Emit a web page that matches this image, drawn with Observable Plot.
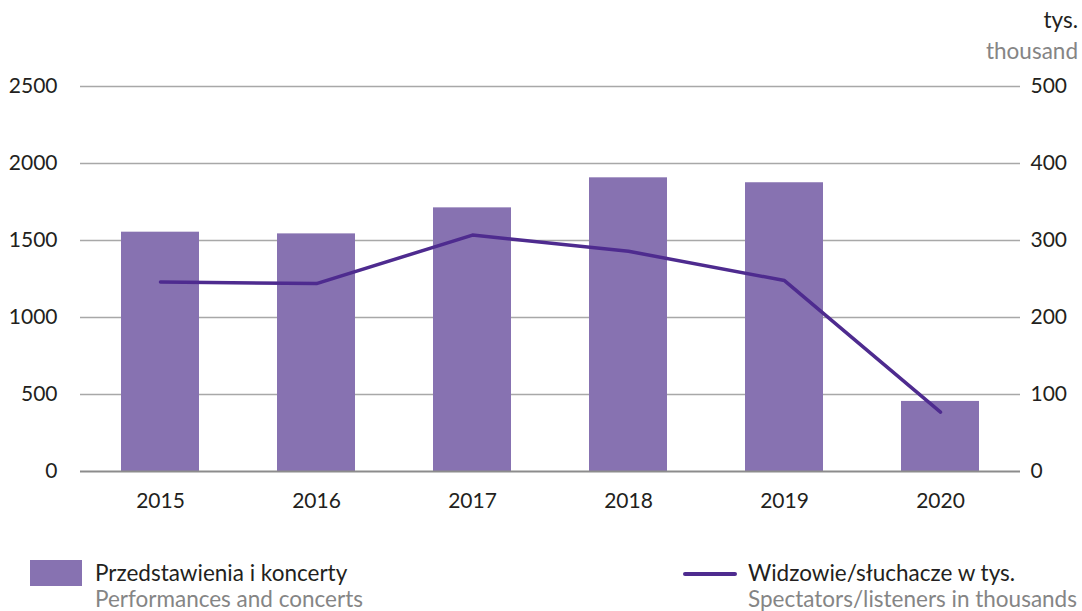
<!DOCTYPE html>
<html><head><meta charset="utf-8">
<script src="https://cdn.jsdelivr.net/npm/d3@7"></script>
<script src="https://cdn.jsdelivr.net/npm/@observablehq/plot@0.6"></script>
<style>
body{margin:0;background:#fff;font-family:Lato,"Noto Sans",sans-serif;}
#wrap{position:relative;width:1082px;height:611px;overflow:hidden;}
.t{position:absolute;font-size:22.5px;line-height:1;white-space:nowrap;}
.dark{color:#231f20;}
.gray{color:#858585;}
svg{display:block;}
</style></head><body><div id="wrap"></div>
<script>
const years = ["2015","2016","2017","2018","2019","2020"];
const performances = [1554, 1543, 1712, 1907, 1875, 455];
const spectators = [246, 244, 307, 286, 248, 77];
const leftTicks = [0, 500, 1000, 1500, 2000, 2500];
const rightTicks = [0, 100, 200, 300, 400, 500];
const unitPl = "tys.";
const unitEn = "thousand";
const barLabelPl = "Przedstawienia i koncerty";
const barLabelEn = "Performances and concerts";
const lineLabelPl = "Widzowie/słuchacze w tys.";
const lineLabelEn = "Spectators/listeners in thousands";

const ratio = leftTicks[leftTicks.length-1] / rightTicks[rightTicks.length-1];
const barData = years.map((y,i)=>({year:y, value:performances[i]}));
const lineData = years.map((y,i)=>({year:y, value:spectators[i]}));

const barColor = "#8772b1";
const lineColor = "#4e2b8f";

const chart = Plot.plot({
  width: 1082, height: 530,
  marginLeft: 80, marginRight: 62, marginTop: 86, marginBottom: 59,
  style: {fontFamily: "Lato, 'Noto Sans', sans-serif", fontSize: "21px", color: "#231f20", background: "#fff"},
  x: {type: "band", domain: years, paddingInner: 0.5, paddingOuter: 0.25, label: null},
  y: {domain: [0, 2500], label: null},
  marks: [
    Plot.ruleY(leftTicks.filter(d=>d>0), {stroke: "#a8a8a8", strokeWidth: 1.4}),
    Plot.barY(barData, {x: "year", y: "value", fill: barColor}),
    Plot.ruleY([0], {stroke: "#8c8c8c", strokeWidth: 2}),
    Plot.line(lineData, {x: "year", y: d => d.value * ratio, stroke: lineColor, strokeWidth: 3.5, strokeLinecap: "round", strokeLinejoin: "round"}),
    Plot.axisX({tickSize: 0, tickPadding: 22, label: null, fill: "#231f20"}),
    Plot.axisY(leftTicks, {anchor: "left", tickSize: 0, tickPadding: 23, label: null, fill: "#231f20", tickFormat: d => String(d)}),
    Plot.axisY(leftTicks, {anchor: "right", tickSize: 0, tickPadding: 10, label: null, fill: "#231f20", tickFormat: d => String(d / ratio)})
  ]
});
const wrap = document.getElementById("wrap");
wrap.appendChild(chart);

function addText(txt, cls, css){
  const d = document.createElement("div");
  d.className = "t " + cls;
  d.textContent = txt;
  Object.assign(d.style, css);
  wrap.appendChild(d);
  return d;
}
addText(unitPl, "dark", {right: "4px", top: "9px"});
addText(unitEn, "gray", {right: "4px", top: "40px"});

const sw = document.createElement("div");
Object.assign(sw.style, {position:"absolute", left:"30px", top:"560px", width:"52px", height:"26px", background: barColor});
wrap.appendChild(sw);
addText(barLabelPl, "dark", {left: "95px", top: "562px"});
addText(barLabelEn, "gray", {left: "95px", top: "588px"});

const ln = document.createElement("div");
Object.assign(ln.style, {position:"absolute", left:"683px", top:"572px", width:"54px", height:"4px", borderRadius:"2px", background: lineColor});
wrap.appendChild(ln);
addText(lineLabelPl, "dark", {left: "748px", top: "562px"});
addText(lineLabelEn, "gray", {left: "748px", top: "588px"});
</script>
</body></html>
--
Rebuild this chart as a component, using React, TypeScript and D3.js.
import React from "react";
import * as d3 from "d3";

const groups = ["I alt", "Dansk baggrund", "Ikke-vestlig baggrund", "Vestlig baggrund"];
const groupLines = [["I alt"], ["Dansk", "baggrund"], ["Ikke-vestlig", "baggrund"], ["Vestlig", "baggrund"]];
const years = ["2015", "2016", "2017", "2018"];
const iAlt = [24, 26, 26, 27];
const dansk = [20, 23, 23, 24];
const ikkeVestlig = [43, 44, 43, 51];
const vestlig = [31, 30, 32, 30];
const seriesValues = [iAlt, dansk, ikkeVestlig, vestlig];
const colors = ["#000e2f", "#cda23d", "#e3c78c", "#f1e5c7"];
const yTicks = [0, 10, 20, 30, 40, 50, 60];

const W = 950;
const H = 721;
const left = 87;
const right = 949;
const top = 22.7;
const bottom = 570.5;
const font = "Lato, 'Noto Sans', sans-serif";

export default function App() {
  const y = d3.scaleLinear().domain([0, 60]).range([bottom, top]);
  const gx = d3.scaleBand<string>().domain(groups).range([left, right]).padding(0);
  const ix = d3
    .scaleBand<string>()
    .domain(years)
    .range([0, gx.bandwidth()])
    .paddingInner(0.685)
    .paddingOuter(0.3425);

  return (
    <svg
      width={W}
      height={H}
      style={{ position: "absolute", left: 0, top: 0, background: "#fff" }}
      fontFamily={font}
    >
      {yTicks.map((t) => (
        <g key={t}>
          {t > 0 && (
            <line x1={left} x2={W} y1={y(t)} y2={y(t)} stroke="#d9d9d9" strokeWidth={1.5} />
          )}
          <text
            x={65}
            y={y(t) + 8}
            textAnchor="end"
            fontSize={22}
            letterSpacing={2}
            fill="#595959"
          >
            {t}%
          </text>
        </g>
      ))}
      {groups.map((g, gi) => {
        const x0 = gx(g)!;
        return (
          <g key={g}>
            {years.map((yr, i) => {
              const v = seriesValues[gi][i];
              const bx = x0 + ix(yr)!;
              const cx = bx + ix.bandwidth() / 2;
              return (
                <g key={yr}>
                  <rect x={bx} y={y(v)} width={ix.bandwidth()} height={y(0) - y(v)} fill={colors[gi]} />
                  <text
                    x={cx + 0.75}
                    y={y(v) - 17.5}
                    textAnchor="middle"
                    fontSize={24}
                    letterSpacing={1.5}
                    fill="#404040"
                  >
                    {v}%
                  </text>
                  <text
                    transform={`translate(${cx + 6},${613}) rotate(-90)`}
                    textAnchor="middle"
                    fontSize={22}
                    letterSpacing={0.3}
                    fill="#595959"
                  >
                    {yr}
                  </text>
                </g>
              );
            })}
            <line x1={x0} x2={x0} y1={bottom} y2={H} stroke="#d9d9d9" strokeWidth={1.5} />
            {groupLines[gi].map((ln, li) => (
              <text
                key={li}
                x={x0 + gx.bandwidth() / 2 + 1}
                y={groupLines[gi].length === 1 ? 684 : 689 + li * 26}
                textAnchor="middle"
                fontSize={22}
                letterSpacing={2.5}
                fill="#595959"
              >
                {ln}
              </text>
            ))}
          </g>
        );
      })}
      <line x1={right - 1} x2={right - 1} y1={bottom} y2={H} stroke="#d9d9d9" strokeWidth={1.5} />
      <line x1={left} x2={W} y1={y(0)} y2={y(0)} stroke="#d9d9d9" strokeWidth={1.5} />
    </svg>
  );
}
...
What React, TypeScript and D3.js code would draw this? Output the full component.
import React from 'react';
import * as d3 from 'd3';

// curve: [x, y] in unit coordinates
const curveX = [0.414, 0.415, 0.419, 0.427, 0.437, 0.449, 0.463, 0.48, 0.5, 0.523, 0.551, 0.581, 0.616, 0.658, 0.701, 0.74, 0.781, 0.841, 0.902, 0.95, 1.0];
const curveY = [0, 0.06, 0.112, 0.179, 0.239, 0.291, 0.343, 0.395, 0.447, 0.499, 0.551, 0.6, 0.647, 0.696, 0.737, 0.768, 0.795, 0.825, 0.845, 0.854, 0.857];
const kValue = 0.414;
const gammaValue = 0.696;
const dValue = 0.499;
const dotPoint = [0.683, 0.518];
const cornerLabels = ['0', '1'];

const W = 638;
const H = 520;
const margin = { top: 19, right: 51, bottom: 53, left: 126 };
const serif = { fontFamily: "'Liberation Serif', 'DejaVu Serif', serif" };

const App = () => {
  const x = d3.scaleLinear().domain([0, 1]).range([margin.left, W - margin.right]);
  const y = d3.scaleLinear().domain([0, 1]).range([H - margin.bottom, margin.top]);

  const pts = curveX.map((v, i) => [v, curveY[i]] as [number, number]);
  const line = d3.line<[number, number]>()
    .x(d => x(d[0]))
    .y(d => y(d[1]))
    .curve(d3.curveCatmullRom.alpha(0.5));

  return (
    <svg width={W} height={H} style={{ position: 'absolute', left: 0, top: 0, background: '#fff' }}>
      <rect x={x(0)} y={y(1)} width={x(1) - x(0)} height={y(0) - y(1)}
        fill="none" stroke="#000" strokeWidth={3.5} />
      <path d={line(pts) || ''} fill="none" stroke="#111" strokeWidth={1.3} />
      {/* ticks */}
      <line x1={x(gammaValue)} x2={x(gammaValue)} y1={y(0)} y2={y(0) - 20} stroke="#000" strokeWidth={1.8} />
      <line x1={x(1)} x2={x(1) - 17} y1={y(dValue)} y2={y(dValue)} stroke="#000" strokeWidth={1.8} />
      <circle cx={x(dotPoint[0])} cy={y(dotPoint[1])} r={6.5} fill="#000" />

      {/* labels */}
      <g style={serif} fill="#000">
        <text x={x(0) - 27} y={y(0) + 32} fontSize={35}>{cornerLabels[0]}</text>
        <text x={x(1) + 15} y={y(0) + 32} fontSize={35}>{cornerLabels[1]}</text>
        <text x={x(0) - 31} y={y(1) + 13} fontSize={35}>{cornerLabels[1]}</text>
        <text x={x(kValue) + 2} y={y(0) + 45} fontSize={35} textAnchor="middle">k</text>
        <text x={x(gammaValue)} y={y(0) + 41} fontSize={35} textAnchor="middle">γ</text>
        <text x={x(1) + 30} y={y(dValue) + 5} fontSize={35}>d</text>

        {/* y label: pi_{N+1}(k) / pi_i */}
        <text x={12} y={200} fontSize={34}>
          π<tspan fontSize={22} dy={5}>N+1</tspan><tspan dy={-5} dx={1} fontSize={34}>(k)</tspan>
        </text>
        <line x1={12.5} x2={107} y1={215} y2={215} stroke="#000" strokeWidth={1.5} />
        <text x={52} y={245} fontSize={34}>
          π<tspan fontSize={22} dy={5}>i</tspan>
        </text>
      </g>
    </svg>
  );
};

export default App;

[BRIEF]
Using the listing above, pick out each line that contains the word "this", then copy it.

[OUTPUT]
Emit a web page that matches this image, drawn with Observable Plot.
Rebuild this chart as a component, using React, TypeScript and D3.js.
What React, TypeScript and D3.js code would draw this? Output the full component.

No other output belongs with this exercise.